CSOs cut by 450 million gallons
When the City of Buffalo was experiencing nearly two billion gallons of combined sewer overflows (CSOs) annually, leading to a consent decree requiring improvements to its collection system, it too turned to smart sewer technology.
Buffalo Sewer Authority (BSA) officials knew they could not continue operating their collection system the same way they had been since the 1950s, and costly investments in new gray infrastructure, like tunnels and storage tanks, were deemed equally infeasible. Xylem, alongside BSA’s team of engineers and consultants, worked together to determine how to evolve the sewer system. Sixteen sites were identified for inline storage and optimal conveyance throughout the city. BSA selected the sites based on maximum return of investment, with the first two sites chosen for implementation as a representative sample of all the sites.
What was once a network of open flow gravity sewers is now becoming a coordinated conveyance and inline storage system.
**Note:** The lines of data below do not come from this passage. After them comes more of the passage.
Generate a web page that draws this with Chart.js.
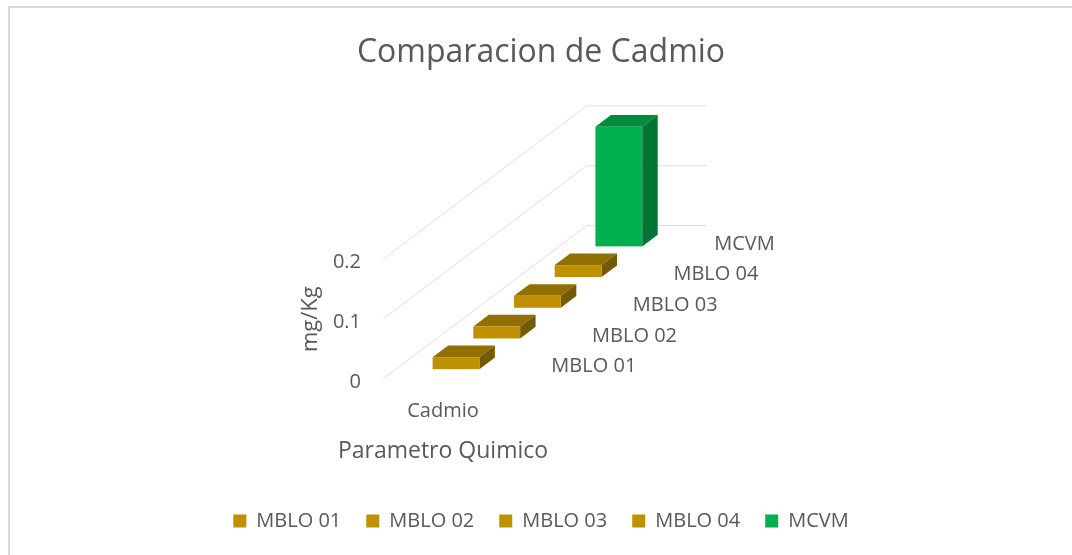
<!DOCTYPE html>
<html>
<head>
<meta charset="utf-8">
<script src="https://cdn.jsdelivr.net/npm/chart.js@4"></script>
<style>
  html, body { margin: 0; padding: 0; background: #fff; }
  #wrap { width: 1072px; height: 555px; position: relative; }
</style>
</head>
<body>
<div id="wrap"><canvas id="myChart" width="1072" height="555"></canvas></div>
<script>
// Datos del grafico
const categories = ['Cadmio'];
const seriesNames = ['MBLO 01', 'MBLO 02', 'MBLO 03', 'MBLO 04', 'MCVM'];
const cadmioValues = [0.02, 0.02, 0.02, 0.02, 0.2];
const yTicks = [0, 0.1, 0.2];
const xTitle = 'Parametro Quimico';

// Colores (frente, tapa, lado)
const frontColors = ['#BF9000', '#BF9000', '#BF9000', '#BF9000', '#00B050'];
const topColors = ['#917000', '#917000', '#917000', '#917000', '#008C3E'];
const sideColors = ['#765A00', '#765A00', '#765A00', '#765A00', '#007433'];

const textColor = '#595959';
const fontFamily = '"Open Sans", sans-serif';

// Desplazamiento de profundidad por serie (vista oblicua)
const DX = 40.7;
const DY = -30.7;

const depthPlugin = {
    id: 'depth3d',
    beforeDraw(chart) {
        const ctx = chart.ctx;
        ctx.save();
        ctx.strokeStyle = '#d9d9d9';
        ctx.lineWidth = 2;
        ctx.beginPath();
        ctx.moveTo(9, chart.height);
        ctx.lineTo(9, 7);
        ctx.lineTo(chart.width, 7);
        ctx.stroke();
        ctx.restore();
    },
    beforeDatasetsDraw(chart) {
        const { ctx, scales: { x, y } } = chart;
        const n = seriesNames.length;
        ctx.save();

        // lineas de division (pared lateral y fondo)
        ctx.strokeStyle = '#dedede';
        ctx.lineWidth = 1;
        y.ticks.forEach(t => {
            const py = y.getPixelForValue(t.value);
            ctx.beginPath();
            ctx.moveTo(x.left, py);
            ctx.lineTo(x.left + n * DX, py + n * DY);
            ctx.lineTo(x.right + n * DX, py + n * DY);
            ctx.stroke();
        });

        // barras 3D, de atras hacia adelante
        const cx = x.getPixelForValue(0);
        const half = (x.right - x.left) * 0.39 / 2;
        const y0 = y.getPixelForValue(0);
        for (let i = n - 1; i >= 0; i--) {
            if (!chart.isDatasetVisible(i)) continue;
            const v = chart.data.datasets[i].data[0];
            const y1 = y.getPixelForValue(v);
            const f = i + 0.32, b = i + 0.70;
            const fx = f * DX, fy = f * DY, bx = b * DX, by = b * DY;
            const L = cx - half, R = cx + half;

            // tapa
            ctx.fillStyle = topColors[i];
            ctx.beginPath();
            ctx.moveTo(L + fx, y1 + fy);
            ctx.lineTo(R + fx, y1 + fy);
            ctx.lineTo(R + bx, y1 + by);
            ctx.lineTo(L + bx, y1 + by);
            ctx.closePath();
            ctx.fill();

            // lado derecho
            ctx.fillStyle = sideColors[i];
            ctx.beginPath();
            ctx.moveTo(R + fx, y1 + fy);
            ctx.lineTo(R + bx, y1 + by);
            ctx.lineTo(R + bx, y0 + by);
            ctx.lineTo(R + fx, y0 + fy);
            ctx.closePath();
            ctx.fill();

            // frente
            ctx.fillStyle = frontColors[i];
            ctx.fillRect(L + fx, y1 + fy, R - L, y0 - y1);
        }

        // etiquetas del eje de series
        ctx.fillStyle = textColor;
        ctx.font = '20px ' + fontFamily;
        ctx.textAlign = 'left';
        ctx.textBaseline = 'middle';
        seriesNames.forEach((name, i) => {
            const c = i + 0.5;
            ctx.fillText(name, x.right + c * DX + 28, y0 + c * DY + 3);
        });

        // titulo del eje de categorias
        ctx.font = '23px ' + fontFamily;
        ctx.textAlign = 'center';
        ctx.fillText(xTitle, cx, x.top + 72);

        ctx.restore();
        return false; // no dibujar las barras planas
    }
};

const ctx = document.getElementById('myChart').getContext('2d');
const myChart = new Chart(ctx, {
    type: 'bar',
    data: {
        labels: categories,
        datasets: seriesNames.map((name, i) => ({
            label: name,
            data: [cadmioValues[i]],
            backgroundColor: frontColors[i],
            borderWidth: 0
        }))
    },
    options: {
        responsive: false,
        animation: false,
        layout: { padding: { left: 10, right: 0, top: 0, bottom: 14 } },
        scales: {
            x: {
                grid: { display: false, drawTicks: false },
                border: { display: false },
                ticks: { color: textColor, font: { family: fontFamily, size: 20 }, padding: 20 },
                afterFit: scale => { scale.height = 107; }
            },
            y: {
                min: 0,
                max: 0.2,
                grid: { display: false, drawTicks: false },
                border: { display: false },
                afterBuildTicks: scale => { scale.ticks = yTicks.map(v => ({ value: v })); },
                ticks: { color: textColor, font: { family: fontFamily, size: 20 }, padding: 22, labelOffset: 3 },
                title: {
                    display: true,
                    text: 'mg/Kg',
                    color: textColor,
                    font: { family: fontFamily, size: 22 },
                    padding: { top: 288, bottom: 4 }
                },
                afterFit: scale => { scale.width = 373; }
            },
            yFondo: {
                position: 'right',
                display: true,
                grid: { display: false, drawTicks: false },
                border: { display: false },
                ticks: { display: false },
                afterFit: scale => { scale.width = 569; }
            }
        },
        plugins: {
            title: {
                display: true,
                text: 'Comparacion de Cadmio',
                color: textColor,
                font: { family: fontFamily, size: 32, weight: 'normal' },
                padding: { top: 34, bottom: 187 }
            },
            legend: {
                position: 'bottom',
                labels: {
                    color: textColor,
                    font: { family: fontFamily, size: 20 },
                    boxWidth: 13,
                    boxHeight: 13,
                    padding: 25
                }
            },
            tooltip: { enabled: false }
        }
    },
    plugins: [depthPlugin]
});
</script>
</body>
</html>
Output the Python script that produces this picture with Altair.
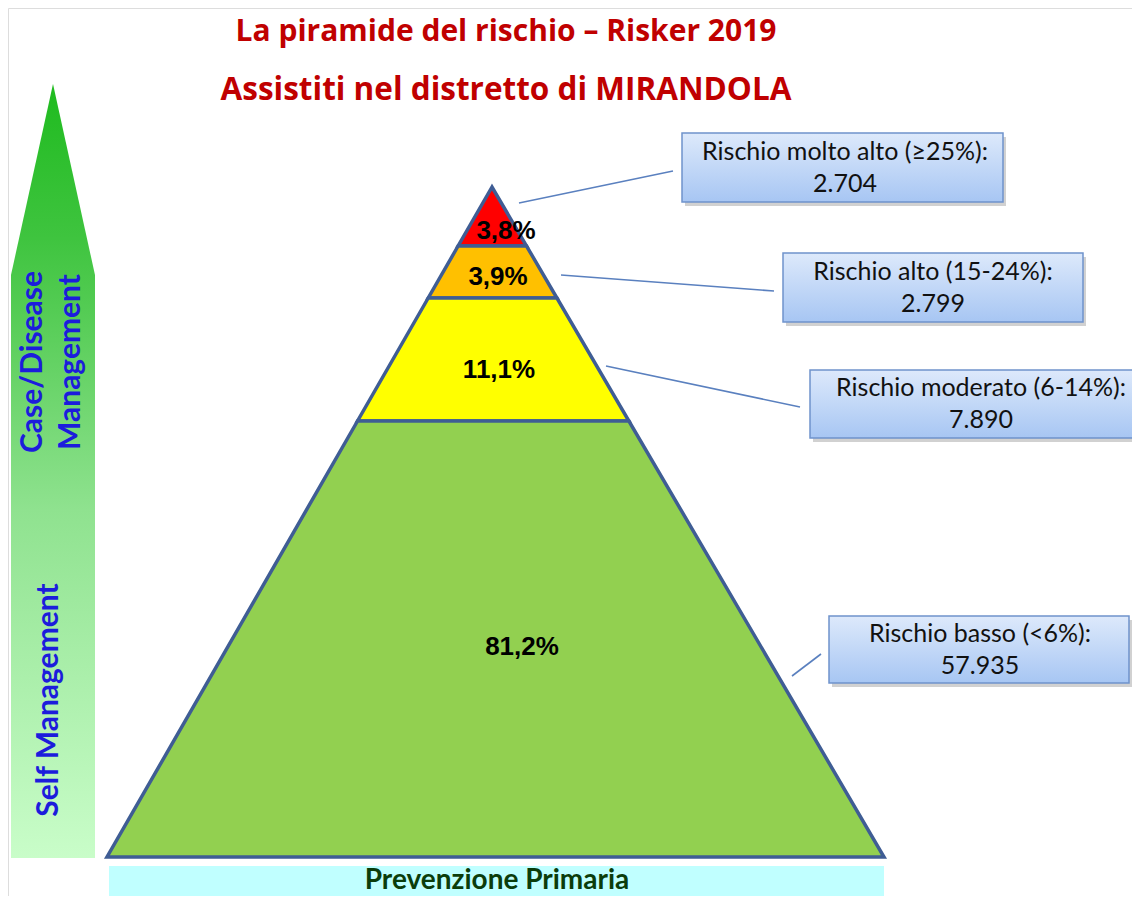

What’s truly exciting is that by deploying our wastewater network optimization system, the City was able to reduce CSOs by 450 million gallons in the first 12 months and dramatically lower the budget for fulfilling the consent decree. And the City’s bold move has paid dividends for today, and tomorrow. BSA has already locked in $145 million in avoided future infrastructure spend and is optimistic more large-scale projects will be set aside as the program evolves.
These utilities, and many more like them, are reaping the rewards of next-level visualization and decision support to better manage, control and optimize their networks – and doing so affordably. While moving away from conventional approaches can be daunting, these experiences demonstrate that when it comes to increasing the resiliency of wastewater infrastructure, smart sewers can be a smart choice.